Em 7 de abril, a agência Bloomberg noticiou que o Google estava trabalhando diretamente com o Washington Post e o New York Times para “checar os fatos” de artigos e eliminar “notícias falsas”.

Meses depois, a Google anunciou medidas para impedir que usuários acessem “notícias falsas”. Resultado, “o tráfego global de um amplo leque de organizações de esquerda, progressistas, contra a guerra ou em favor dos direitos democráticos teve queda significativa”.

Não seria surpresa se esta também fosse classificada como mais uma notícia falsa.

A economia política da “pós-verdade” (3)

Mais dois exemplos de como funciona a economia política da pós verdade.

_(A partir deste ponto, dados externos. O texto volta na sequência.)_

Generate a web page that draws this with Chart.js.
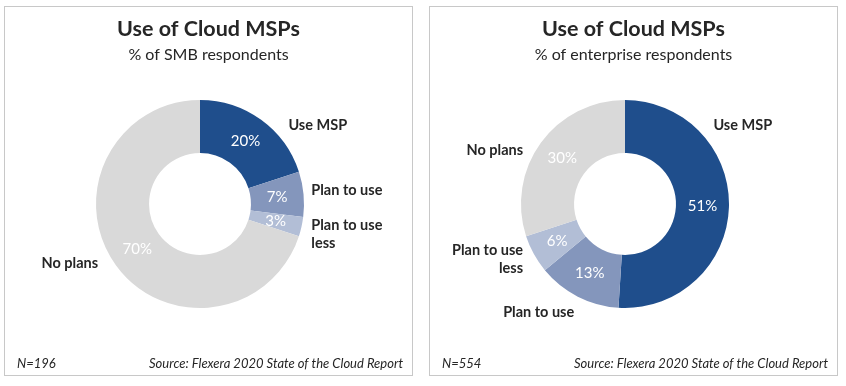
<!DOCTYPE html>
<html>
<head>
<meta charset="utf-8">
<script src="https://cdn.jsdelivr.net/npm/chart.js@4"></script>
<style>
  body { margin: 0; width: 846px; height: 386px; background: #fff; position: relative; overflow: hidden; }
  .panel { position: absolute; top: 6px; width: 409px; height: 370px; border: 1px solid #c8c8c8; box-sizing: border-box; }
  .panel canvas { display: block; }
</style>
</head>
<body>
<div class="panel" style="left:4px"><canvas id="smbChart" width="407" height="368"></canvas></div>
<div class="panel" style="left:429px"><canvas id="entChart" width="407" height="368"></canvas></div>
<script>
const categories = ['Use MSP', 'Plan to use', 'Plan to use less', 'No plans'];
const smbValues = [20, 7, 3, 70];
const enterpriseValues = [51, 13, 6, 30];
const sliceColors = ['#1f4e8c', '#8496bc', '#b2bed6', '#d9d9d9'];

const textColor = '#262626';
const fontName = 'Lato';

// draws titles, in-slice percentages, slice names and the footer
const panelText = {
	id: 'panelText',
	afterDraw(chart, args, opts) {
		const { ctx, width } = chart;
		const meta = chart.getDatasetMeta(0);
		const cx = meta.data[0].x;
		const cy = meta.data[0].y;
		const r = meta.data[0].outerRadius;
		const values = chart.data.datasets[0].data;

		ctx.save();
		ctx.fillStyle = textColor;
		ctx.textAlign = 'center';
		ctx.textBaseline = 'alphabetic';
		ctx.font = `bold 21.5px ${fontName}`;
		ctx.fillText(opts.title, width / 2, 29);
		ctx.font = `16px ${fontName}`;
		ctx.fillText(opts.subtitle, width / 2, 53);

		// percentages
		ctx.textBaseline = 'middle';
		ctx.fillStyle = '#ffffff';
		ctx.font = `15px ${fontName}`;
		meta.data.forEach((arc, i) => {
			const p = arc.tooltipPosition();
			ctx.fillText(values[i] + '%', p.x, p.y);
		});

		// slice names
		ctx.fillStyle = textColor;
		ctx.font = `bold 14.5px ${fontName}`;
		opts.spots.forEach((s, i) => {
			const name = chart.data.labels[i];
			let lines = [name];
			if (s.wrap) {
				const cut = name.lastIndexOf(' ');
				lines = [name.slice(0, cut), name.slice(cut + 1)];
			}
			ctx.textAlign = s.align;
			const x = cx + s.dx * r;
			const y0 = cy + s.dy * r - (lines.length - 1) * 9;
			lines.forEach((ln, k) => ctx.fillText(ln, x, y0 + k * 18));
		});

		// footer
		ctx.textBaseline = 'alphabetic';
		ctx.font = `italic 13px ${fontName}`;
		ctx.textAlign = 'left';
		ctx.fillText(opts.n, 12, 361);
		ctx.textAlign = 'right';
		ctx.fillText('Source: Flexera 2020 State of the Cloud Report', 398, 361);
		ctx.restore();
	},
};

const makeChart = (id, values, text) => {
	return new Chart(document.getElementById(id), {
		type: 'doughnut',
		data: {
			labels: categories,
			datasets: [
				{
					data: values,
					backgroundColor: sliceColors,
					borderWidth: 0,
				},
			],
		},
		options: {
			responsive: false,
			animation: false,
			cutout: '49%',
			layout: { padding: { left: 91, right: 108, top: 93, bottom: 67 } },
			plugins: {
				legend: { display: false },
				tooltip: { enabled: false },
				panelText: text,
			},
		},
		plugins: [panelText],
	});
};

makeChart('smbChart', smbValues, {
	title: 'Use of Cloud MSPs',
	subtitle: '% of SMB respondents',
	n: 'N=196',
	spots: [
		{ dx: 0.85, dy: -0.76, align: 'left' },
		{ dx: 1.07, dy: -0.13, align: 'left' },
		{ dx: 1.07, dy: 0.29, align: 'left', wrap: true },
		{ dx: -0.98, dy: 0.57, align: 'right' },
	],
});

makeChart('entChart', enterpriseValues, {
	title: 'Use of Cloud MSPs',
	subtitle: '% of enterprise respondents',
	n: 'N=554',
	spots: [
		{ dx: 0.85, dy: -0.76, align: 'left' },
		{ dx: -0.83, dy: 1.04, align: 'center' },
		{ dx: -0.98, dy: 0.53, align: 'right', wrap: true },
		{ dx: -0.98, dy: -0.52, align: 'right' },
	],
});
</script>
</body>
</html>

O controlador do Facebook, Mark Zuckerberg, meteu-se em mais uma polêmica. Discutindo como restringir a divulgação de informações falsas em sua plataforma, ele usou como exemplo páginas que negam a existência do holocausto judeu. Segundo Zuckerberg não haveria motivo para vetar um conteúdo desses já que não ameaçaria “diretamente a segurança dos internautas”.

Seria um típico dilema entre a liberdade de expressão e a divulgação de mentiras. Seria, mas não é. Afinal, é sempre bom lembrar que o Facebook é um negócio, e não uma ONG. E um negócio movido a quantidade de likes.

E na linha do velho sensacionalismo jornalístico, exageros mentirosos e falsidades continuam a atrair muita audiência. Muitos likes, no caso.

Outro exemplo envolve o Twitter. A plataforma anunciou no início de julho a suspensão de 70 milhões de contas "suspeitas". Elas seriam manejadas por robôs que produzem spam e contas fake.

Foi o bastante para que as ações da empresa sofressem oscilações para baixo nas bolsas. Acontece que para o “mercado”, tal como no caso do Facebook, o que importa é a reprodução de informações aos milhões, ainda que sejam fraudulentas.

É a economia política da pós-verdade. Nela, tal como já acontece com as outras mercadorias, as informações e notícias perdem cada vez mais relação com sua utilidade prática.

Já não interessa saber o quanto de verdade há numa informação. Apenas o quão rápida e amplamente ela circula. Quanto mais cliques, mais ela vale. Os algoritmos dos monopólios digitais que remuneram pelos volume de acessos não deixam dúvidas sobre isso.